_REQUIREMENT_
Repeat the listing exactly as given, omitting every image.

^^^^^^^^^^^^^^^^

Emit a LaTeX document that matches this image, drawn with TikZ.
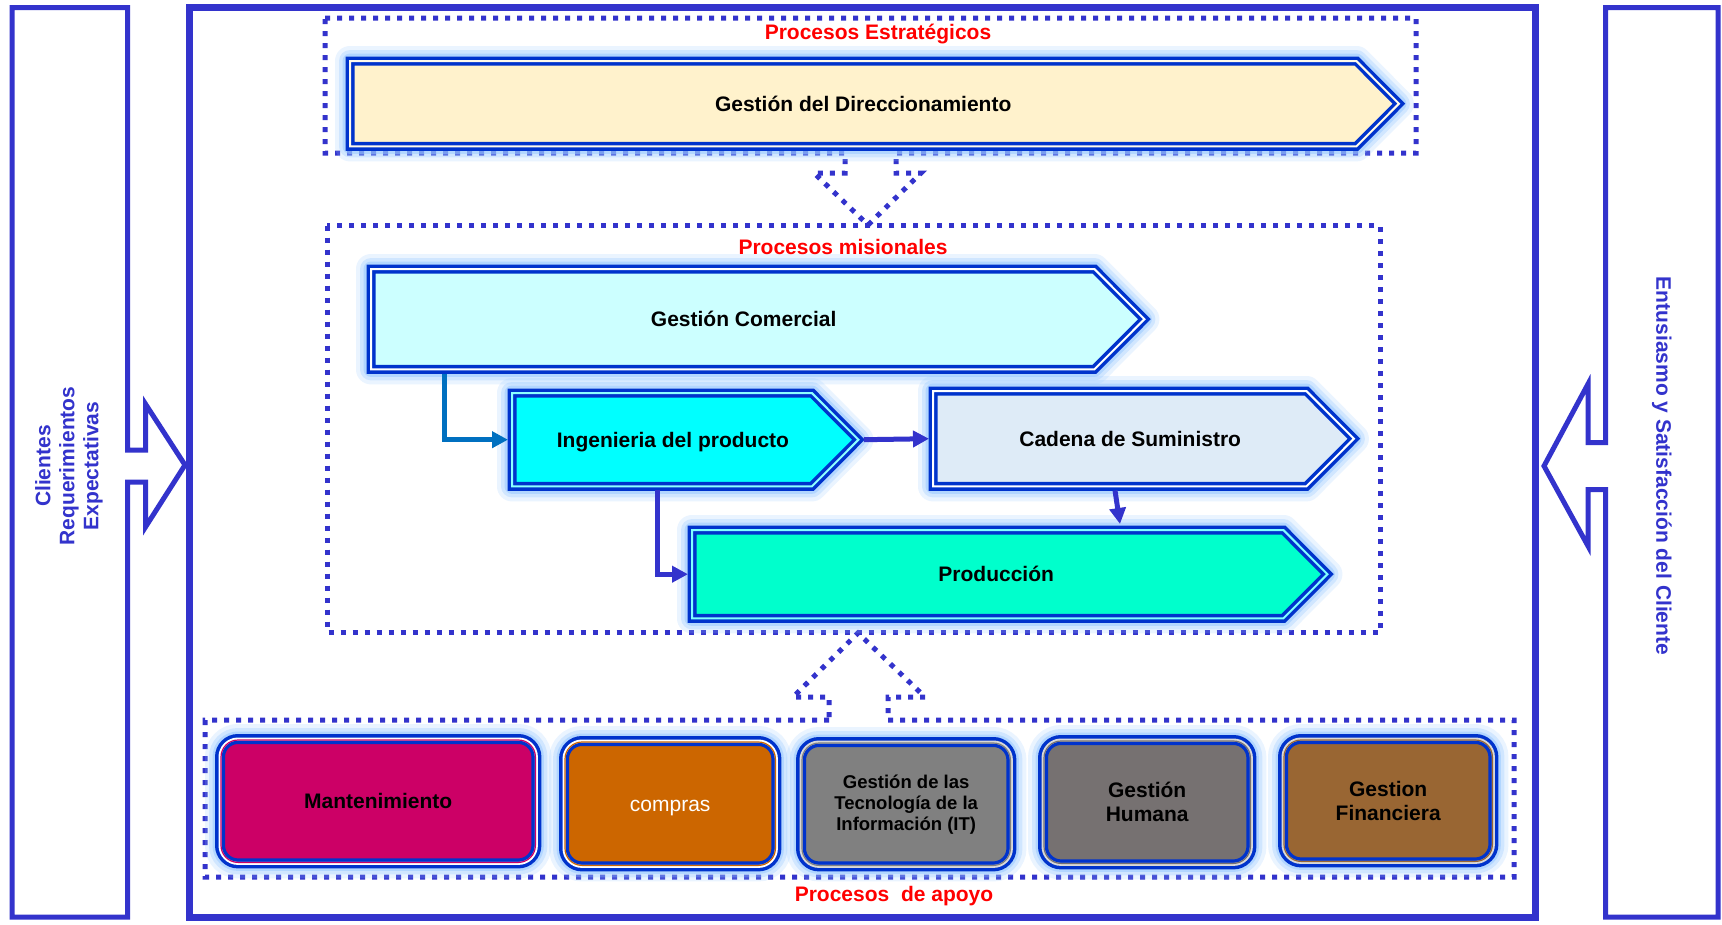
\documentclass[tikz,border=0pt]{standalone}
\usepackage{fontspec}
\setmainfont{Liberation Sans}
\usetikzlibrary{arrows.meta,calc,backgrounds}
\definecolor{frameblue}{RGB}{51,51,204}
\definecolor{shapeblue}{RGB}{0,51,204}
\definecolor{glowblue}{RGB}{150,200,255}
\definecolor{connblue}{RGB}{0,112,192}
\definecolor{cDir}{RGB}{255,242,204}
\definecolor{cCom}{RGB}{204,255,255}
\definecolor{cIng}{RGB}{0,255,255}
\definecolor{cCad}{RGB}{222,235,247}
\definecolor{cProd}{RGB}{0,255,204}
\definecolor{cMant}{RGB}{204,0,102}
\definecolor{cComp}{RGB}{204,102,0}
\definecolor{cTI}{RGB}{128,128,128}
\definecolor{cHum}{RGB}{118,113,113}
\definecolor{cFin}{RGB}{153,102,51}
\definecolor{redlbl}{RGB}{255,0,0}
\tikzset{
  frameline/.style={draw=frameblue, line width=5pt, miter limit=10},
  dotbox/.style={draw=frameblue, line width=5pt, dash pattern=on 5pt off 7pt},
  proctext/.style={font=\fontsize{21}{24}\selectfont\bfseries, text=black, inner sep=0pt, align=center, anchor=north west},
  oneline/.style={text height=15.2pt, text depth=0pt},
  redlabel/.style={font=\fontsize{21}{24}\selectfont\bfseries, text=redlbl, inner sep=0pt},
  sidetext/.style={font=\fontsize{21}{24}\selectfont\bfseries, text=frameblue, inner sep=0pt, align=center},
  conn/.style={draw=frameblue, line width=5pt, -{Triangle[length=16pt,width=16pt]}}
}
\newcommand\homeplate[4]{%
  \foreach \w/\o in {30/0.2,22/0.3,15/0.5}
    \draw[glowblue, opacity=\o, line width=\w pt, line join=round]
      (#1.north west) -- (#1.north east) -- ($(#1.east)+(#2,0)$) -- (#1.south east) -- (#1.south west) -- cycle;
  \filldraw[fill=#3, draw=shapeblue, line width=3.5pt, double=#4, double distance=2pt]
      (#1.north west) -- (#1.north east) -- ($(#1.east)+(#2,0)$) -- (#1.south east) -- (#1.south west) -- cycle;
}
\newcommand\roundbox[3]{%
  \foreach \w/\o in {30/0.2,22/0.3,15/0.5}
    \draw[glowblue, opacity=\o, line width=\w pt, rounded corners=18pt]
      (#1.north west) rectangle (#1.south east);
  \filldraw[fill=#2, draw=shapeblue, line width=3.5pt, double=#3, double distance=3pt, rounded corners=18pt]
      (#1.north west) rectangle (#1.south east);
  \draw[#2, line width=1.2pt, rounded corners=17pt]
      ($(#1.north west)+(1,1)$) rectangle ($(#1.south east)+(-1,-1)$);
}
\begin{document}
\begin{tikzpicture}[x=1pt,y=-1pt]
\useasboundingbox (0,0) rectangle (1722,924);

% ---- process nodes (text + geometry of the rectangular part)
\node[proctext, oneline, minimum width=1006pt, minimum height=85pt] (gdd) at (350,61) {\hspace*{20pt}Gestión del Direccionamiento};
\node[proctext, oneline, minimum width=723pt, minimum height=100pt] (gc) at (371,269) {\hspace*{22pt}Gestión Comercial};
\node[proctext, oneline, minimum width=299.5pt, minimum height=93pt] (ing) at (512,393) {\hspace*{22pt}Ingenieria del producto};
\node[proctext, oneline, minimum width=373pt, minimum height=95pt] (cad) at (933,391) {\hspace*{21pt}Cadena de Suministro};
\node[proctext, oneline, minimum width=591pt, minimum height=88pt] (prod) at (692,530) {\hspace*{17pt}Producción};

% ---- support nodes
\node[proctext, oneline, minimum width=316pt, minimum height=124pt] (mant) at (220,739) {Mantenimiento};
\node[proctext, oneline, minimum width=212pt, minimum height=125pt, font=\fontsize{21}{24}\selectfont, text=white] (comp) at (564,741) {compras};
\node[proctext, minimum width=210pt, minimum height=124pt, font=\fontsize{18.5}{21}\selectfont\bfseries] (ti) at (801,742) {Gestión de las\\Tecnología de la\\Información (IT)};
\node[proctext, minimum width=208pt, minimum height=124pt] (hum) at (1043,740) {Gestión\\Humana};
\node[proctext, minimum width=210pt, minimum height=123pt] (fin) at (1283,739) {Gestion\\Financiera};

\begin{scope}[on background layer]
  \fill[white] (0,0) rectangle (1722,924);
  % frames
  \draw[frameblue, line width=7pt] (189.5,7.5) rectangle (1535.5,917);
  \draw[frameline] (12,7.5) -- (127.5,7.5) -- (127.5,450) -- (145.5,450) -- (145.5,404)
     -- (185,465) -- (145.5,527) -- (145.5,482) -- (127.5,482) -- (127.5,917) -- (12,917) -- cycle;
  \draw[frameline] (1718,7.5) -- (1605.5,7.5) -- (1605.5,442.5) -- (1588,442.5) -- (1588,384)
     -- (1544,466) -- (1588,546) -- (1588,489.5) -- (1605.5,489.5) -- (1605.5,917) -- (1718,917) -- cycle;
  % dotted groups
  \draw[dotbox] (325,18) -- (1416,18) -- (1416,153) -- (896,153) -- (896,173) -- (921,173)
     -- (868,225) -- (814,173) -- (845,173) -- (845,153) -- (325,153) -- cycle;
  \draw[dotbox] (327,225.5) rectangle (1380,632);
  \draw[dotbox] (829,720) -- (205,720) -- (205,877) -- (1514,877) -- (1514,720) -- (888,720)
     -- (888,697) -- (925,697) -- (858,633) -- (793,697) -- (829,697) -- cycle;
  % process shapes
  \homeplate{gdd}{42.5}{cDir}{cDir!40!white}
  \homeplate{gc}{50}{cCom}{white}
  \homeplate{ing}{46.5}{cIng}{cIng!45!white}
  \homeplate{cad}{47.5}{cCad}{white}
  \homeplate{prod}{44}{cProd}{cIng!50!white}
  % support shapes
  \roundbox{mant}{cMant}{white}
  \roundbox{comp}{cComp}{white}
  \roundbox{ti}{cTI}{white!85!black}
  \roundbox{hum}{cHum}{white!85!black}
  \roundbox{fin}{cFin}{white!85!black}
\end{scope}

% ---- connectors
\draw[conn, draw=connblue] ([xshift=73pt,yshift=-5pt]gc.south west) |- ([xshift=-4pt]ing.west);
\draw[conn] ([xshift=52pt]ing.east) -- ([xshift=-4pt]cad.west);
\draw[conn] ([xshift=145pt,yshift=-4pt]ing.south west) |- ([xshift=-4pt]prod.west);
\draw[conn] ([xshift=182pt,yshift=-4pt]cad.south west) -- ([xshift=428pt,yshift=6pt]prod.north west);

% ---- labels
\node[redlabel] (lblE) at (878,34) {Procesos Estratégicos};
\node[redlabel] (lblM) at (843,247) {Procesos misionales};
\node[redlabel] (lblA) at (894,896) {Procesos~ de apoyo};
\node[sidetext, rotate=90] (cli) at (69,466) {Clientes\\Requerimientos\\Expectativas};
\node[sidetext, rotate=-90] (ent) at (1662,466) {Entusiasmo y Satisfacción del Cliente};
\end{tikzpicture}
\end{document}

^^^^^^^^^^^^^^^^

_WRITTEN RESPONSE_
Emit a LaTeX document that matches this image, drawn with TikZ.
\documentclass[tikz,border=0pt]{standalone}
\usepackage{fontspec}
\setmainfont{Liberation Sans}
\usetikzlibrary{arrows.meta,calc,backgrounds}
\definecolor{frameblue}{RGB}{51,51,204}
\definecolor{shapeblue}{RGB}{0,51,204}
\definecolor{glowblue}{RGB}{150,200,255}
\definecolor{connblue}{RGB}{0,112,192}
\definecolor{cDir}{RGB}{255,242,204}
\definecolor{cCom}{RGB}{204,255,255}
\definecolor{cIng}{RGB}{0,255,255}
\definecolor{cCad}{RGB}{222,235,247}
\definecolor{cProd}{RGB}{0,255,204}
\definecolor{cMant}{RGB}{204,0,102}
\definecolor{cComp}{RGB}{204,102,0}
\definecolor{cTI}{RGB}{128,128,128}
\definecolor{cHum}{RGB}{118,113,113}
\definecolor{cFin}{RGB}{153,102,51}
\definecolor{redlbl}{RGB}{255,0,0}
\tikzset{
  frameline/.style={draw=frameblue, line width=5pt, miter limit=10},
  dotbox/.style={draw=frameblue, line width=5pt, dash pattern=on 5pt off 7pt},
  proctext/.style={font=\fontsize{21}{24}\selectfont\bfseries, text=black, inner sep=0pt, align=center, anchor=north west},
  oneline/.style={text height=15.2pt, text depth=0pt},
  redlabel/.style={font=\fontsize{21}{24}\selectfont\bfseries, text=redlbl, inner sep=0pt},
  sidetext/.style={font=\fontsize{21}{24}\selectfont\bfseries, text=frameblue, inner sep=0pt, align=center},
  conn/.style={draw=frameblue, line width=5pt, -{Triangle[length=16pt,width=16pt]}}
}
\newcommand\homeplate[4]{%
  \foreach \w/\o in {30/0.2,22/0.3,15/0.5}
    \draw[glowblue, opacity=\o, line width=\w pt, line join=round]
      (#1.north west) -- (#1.north east) -- ($(#1.east)+(#2,0)$) -- (#1.south east) -- (#1.south west) -- cycle;
  \filldraw[fill=#3, draw=shapeblue, line width=3.5pt, double=#4, double distance=2pt]
      (#1.north west) -- (#1.north east) -- ($(#1.east)+(#2,0)$) -- (#1.south east) -- (#1.south west) -- cycle;
}
\newcommand\roundbox[3]{%
  \foreach \w/\o in {30/0.2,22/0.3,15/0.5}
    \draw[glowblue, opacity=\o, line width=\w pt, rounded corners=18pt]
      (#1.north west) rectangle (#1.south east);
  \filldraw[fill=#2, draw=shapeblue, line width=3.5pt, double=#3, double distance=3pt, rounded corners=18pt]
      (#1.north west) rectangle (#1.south east);
  \draw[#2, line width=1.2pt, rounded corners=17pt]
      ($(#1.north west)+(1,1)$) rectangle ($(#1.south east)+(-1,-1)$);
}
\begin{document}
\begin{tikzpicture}[x=1pt,y=-1pt]
\useasboundingbox (0,0) rectangle (1722,924);

% ---- process nodes (text + geometry of the rectangular part)
\node[proctext, oneline, minimum width=1006pt, minimum height=85pt] (gdd) at (350,61) {\hspace*{20pt}Gestión del Direccionamiento};
\node[proctext, oneline, minimum width=723pt, minimum height=100pt] (gc) at (371,269) {\hspace*{22pt}Gestión Comercial};
\node[proctext, oneline, minimum width=299.5pt, minimum height=93pt] (ing) at (512,393) {\hspace*{22pt}Ingenieria del producto};
\node[proctext, oneline, minimum width=373pt, minimum height=95pt] (cad) at (933,391) {\hspace*{21pt}Cadena de Suministro};
\node[proctext, oneline, minimum width=591pt, minimum height=88pt] (prod) at (692,530) {\hspace*{17pt}Producción};

% ---- support nodes
\node[proctext, oneline, minimum width=316pt, minimum height=124pt] (mant) at (220,739) {Mantenimiento};
\node[proctext, oneline, minimum width=212pt, minimum height=125pt, font=\fontsize{21}{24}\selectfont, text=white] (comp) at (564,741) {compras};
\node[proctext, minimum width=210pt, minimum height=124pt, font=\fontsize{18.5}{21}\selectfont\bfseries] (ti) at (801,742) {Gestión de las\\Tecnología de la\\Información (IT)};
\node[proctext, minimum width=208pt, minimum height=124pt] (hum) at (1043,740) {Gestión\\Humana};
\node[proctext, minimum width=210pt, minimum height=123pt] (fin) at (1283,739) {Gestion\\Financiera};

\begin{scope}[on background layer]
  \fill[white] (0,0) rectangle (1722,924);
  % frames
  \draw[frameblue, line width=7pt] (189.5,7.5) rectangle (1535.5,917);
  \draw[frameline] (12,7.5) -- (127.5,7.5) -- (127.5,450) -- (145.5,450) -- (145.5,404)
     -- (185,465) -- (145.5,527) -- (145.5,482) -- (127.5,482) -- (127.5,917) -- (12,917) -- cycle;
  \draw[frameline] (1718,7.5) -- (1605.5,7.5) -- (1605.5,442.5) -- (1588,442.5) -- (1588,384)
     -- (1544,466) -- (1588,546) -- (1588,489.5) -- (1605.5,489.5) -- (1605.5,917) -- (1718,917) -- cycle;
  % dotted groups
  \draw[dotbox] (325,18) -- (1416,18) -- (1416,153) -- (896,153) -- (896,173) -- (921,173)
     -- (868,225) -- (814,173) -- (845,173) -- (845,153) -- (325,153) -- cycle;
  \draw[dotbox] (327,225.5) rectangle (1380,632);
  \draw[dotbox] (829,720) -- (205,720) -- (205,877) -- (1514,877) -- (1514,720) -- (888,720)
     -- (888,697) -- (925,697) -- (858,633) -- (793,697) -- (829,697) -- cycle;
  % process shapes
  \homeplate{gdd}{42.5}{cDir}{cDir!40!white}
  \homeplate{gc}{50}{cCom}{white}
  \homeplate{ing}{46.5}{cIng}{cIng!45!white}
  \homeplate{cad}{47.5}{cCad}{white}
  \homeplate{prod}{44}{cProd}{cIng!50!white}
  % support shapes
  \roundbox{mant}{cMant}{white}
  \roundbox{comp}{cComp}{white}
  \roundbox{ti}{cTI}{white!85!black}
  \roundbox{hum}{cHum}{white!85!black}
  \roundbox{fin}{cFin}{white!85!black}
\end{scope}

% ---- connectors
\draw[conn, draw=connblue] ([xshift=73pt,yshift=-5pt]gc.south west) |- ([xshift=-4pt]ing.west);
\draw[conn] ([xshift=52pt]ing.east) -- ([xshift=-4pt]cad.west);
\draw[conn] ([xshift=145pt,yshift=-4pt]ing.south west) |- ([xshift=-4pt]prod.west);
\draw[conn] ([xshift=182pt,yshift=-4pt]cad.south west) -- ([xshift=428pt,yshift=6pt]prod.north west);

% ---- labels
\node[redlabel] (lblE) at (878,34) {Procesos Estratégicos};
\node[redlabel] (lblM) at (843,247) {Procesos misionales};
\node[redlabel] (lblA) at (894,896) {Procesos~ de apoyo};
\node[sidetext, rotate=90] (cli) at (69,466) {Clientes\\Requerimientos\\Expectativas};
\node[sidetext, rotate=-90] (ent) at (1662,466) {Entusiasmo y Satisfacción del Cliente};
\end{tikzpicture}
\end{document}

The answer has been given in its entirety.